The lima beans were ground and extracted with salt solution. The resulting extract agglutinated erythrocytes of some human individuals, but those of others only weakly, if at all. It was immediately evident that the differences were correlated with blood groups.
The ease with which this discovery was made misled me, and aside from a rather oblique reference to it in the second edition of my Fundamentals of Immunology,(13) which I was working on at the time, I did not publish this observation until 1949, when I reported on an investigation of 262 varieties of plants belonging to 63 families and 186 genera.(14)
The first plant found to be blood-group specific was Phaseolus limensis, which, however, was not reported in detail (14) until 1949. In 1948 Renkonen (15) published an account of his independent studies of 57 species belonging to 28 genera. He reported Vicia cracca extracts to be specific for the blood-group-A antigen, and Laburnum alpinum, Cystisus sessifolius, and Lotus tetragonolobus to be specific for the H blood-group factor.
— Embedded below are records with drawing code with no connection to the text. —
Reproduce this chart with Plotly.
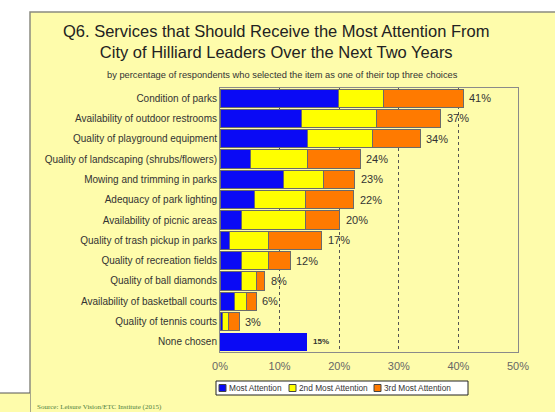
import plotly.graph_objects as go

categories = [
    "Condition of parks",
    "Availability of outdoor restrooms",
    "Quality of playground equipment",
    "Quality of landscaping (shrubs/flowers)",
    "Mowing and trimming in parks",
    "Adequacy of park lighting",
    "Availability of picnic areas",
    "Quality of trash pickup in parks",
    "Quality of recreation fields",
    "Quality of ball diamonds",
    "Availability of basketball courts",
    "Quality of tennis courts",
    "None chosen",
]
most = [19.8, 13.7, 14.7, 5.1, 10.6, 5.8, 3.6, 1.6, 3.6, 3.6, 2.5, 0.4, 14.6]
second = [7.6, 12.6, 10.9, 9.6, 6.7, 8.6, 10.7, 6.5, 4.5, 2.5, 1.9, 1.0, 0]
third = [13.4, 10.7, 8.0, 8.8, 5.3, 8.0, 5.8, 9.0, 3.7, 1.4, 1.7, 1.8, 0]
totals = [41, 37, 34, 24, 23, 22, 20, 17, 12, 8, 6, 3, 15]
series_names = ["Most Attention", "2nd Most Attention", "3rd Most Attention"]
x_ticks = [0, 10, 20, 30, 40, 50]
x_tick_labels = ["0%", "10%", "20%", "30%", "40%", "50%"]

W, H = 555, 412
L, R, T, B = 220, 518, 88, 352
FONT = "Liberation Sans, Arial"


def px(x):
    return (x - L) / (R - L)


def py(y):
    return (B - y) / (B - T)


colors = ["#0a0af5", "#ffff00", "#ff7a00"]
fig = go.Figure()
line_w = [1] * 12 + [0]
for name, vals, col in zip(series_names, [most, second, third], colors):
    fig.add_trace(go.Bar(
        y=categories, x=vals, name=name, orientation="h", showlegend=False,
        marker=dict(color=col, line=dict(color="#6a6a6a", width=line_w)),
    ))

bar_ends = [a + b + c for a, b, c in zip(most, second, third)]
annotations = []
for i, (cat, end, tot) in enumerate(zip(categories, bar_ends, totals)):
    last = i == len(categories) - 1
    annotations.append(dict(
        x=end, y=cat, xref="x", yref="y", xanchor="left", yanchor="middle",
        xshift=4, showarrow=False,
        text=f"<b>{tot}%</b>" if last else f"{tot}%",
        font=dict(size=8 if last else 11, color="#333333", family=FONT),
    ))

shapes = [
    # yellow panel
    dict(type="rect", xref="paper", yref="paper", x0=px(30), x1=px(560), y0=py(420), y1=py(12),
         fillcolor="#fefcab", line=dict(color="#8a8a80", width=1.5), layer="below"),
    dict(type="rect", xref="paper", yref="paper", x0=px(-5), x1=px(30), y0=py(420), y1=py(393),
         fillcolor="#fefcab", line=dict(width=0), layer="below"),
    dict(type="line", xref="paper", yref="paper", x0=px(0), x1=px(30), y0=py(393), y1=py(393),
         line=dict(color="#555555", width=1), layer="below"),
    # legend box
    dict(type="rect", xref="paper", yref="paper", x0=px(216), x1=px(468), y0=py(395), y1=py(381),
         fillcolor="white", line=dict(color="#222222", width=1)),
]

# custom legend entries
leg_sq_x = [219, 289, 374]
leg_txt_x = [227, 297, 382]
for name, col, sx, tx in zip(series_names, colors, leg_sq_x, leg_txt_x):
    shapes.append(dict(type="rect", xref="paper", yref="paper", x0=px(sx), x1=px(sx + 7),
                       y0=py(391.5), y1=py(384.5), fillcolor=col,
                       line=dict(color="#444444", width=1)))
    annotations.append(dict(text=name, xref="paper", yref="paper", x=px(tx), y=py(388),
                            xanchor="left", yanchor="middle", showarrow=False,
                            font=dict(size=8.3, color="#333333", family=FONT)))

annotations += [
    dict(text="Q6. Services that Should Receive the Most Attention From<br>City of Hilliard Leaders Over the Next Two Years",
         xref="paper", yref="paper", x=px(276), y=py(42), xanchor="center", yanchor="middle",
         showarrow=False, font=dict(size=16.5, color="#222222", family=FONT)),
    dict(text="by percentage of respondents who selected the item as one of their top three choices",
         xref="paper", yref="paper", x=px(282), y=py(75), xanchor="center", yanchor="middle",
         showarrow=False, font=dict(size=9.3, color="#333333", family=FONT)),
    dict(text="Source: Leisure Vision/ETC Institute (2015)",
         xref="paper", yref="paper", x=px(35), y=py(407), xanchor="left", yanchor="middle",
         showarrow=False, font=dict(size=7, color="#4f7f3f", family="Liberation Serif, Times New Roman")),
]

fig.update_layout(
    width=W, height=H,
    margin=dict(l=L, r=W - R, t=T, b=H - B, autoexpand=False),
    barmode="stack", bargap=0.1, showlegend=False,
    paper_bgcolor="white", plot_bgcolor="white",
    font=dict(family=FONT, color="#333333"),
    shapes=shapes, annotations=annotations,
    xaxis=dict(range=[0, 50], tickvals=x_ticks, ticktext=x_tick_labels, automargin=False,
               showgrid=True, gridcolor="#555555", griddash="dot", gridwidth=1,
               tickfont=dict(size=11, color="#666666"), ticks="", ticklabelstandoff=4,
               showline=True, linecolor="#8a8a8a", mirror=True, zeroline=False),
    yaxis=dict(autorange="reversed", tickfont=dict(size=10, color="#333333"), automargin=False,
               showline=True, linecolor="#8a8a8a", mirror=True, ticks="", ticklen=0),
)

fig.write_html("out.html", config={"displayModeBar": False},
               post_script="document.body.style.margin='0';")
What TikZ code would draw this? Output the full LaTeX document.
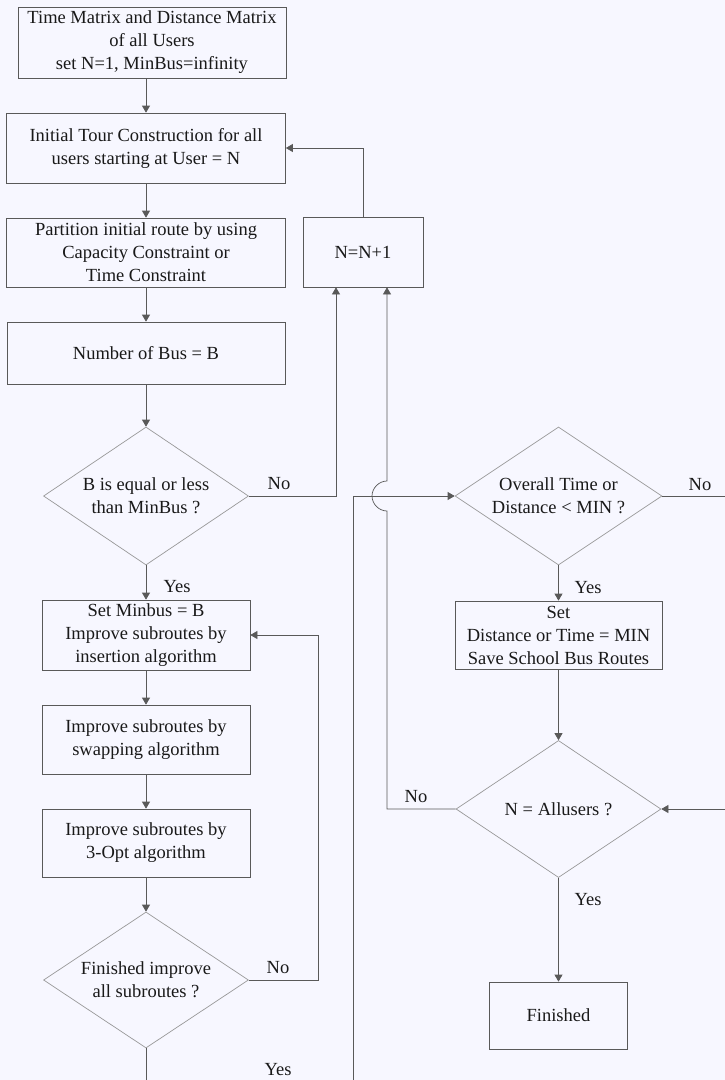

Krupe published a large number of original observations. Makela (8) published a monograph giving the results of his tests on a large number of seeds, and Tobiska (l6) and Adamkova and Tobiska (17) published their results of tests with 200 plants. A complete list of all the plants tested in my laboratory was recently published." Five reviews have appeared (2,4,8.10,19)
I proposed that these blood-antigen-specific plant agglutinins (which are also specific precipitins) be called "lectins" -from the Latin legere, to pick out or choose -intending thus to call attention to their specificity without begging the question as to their nature."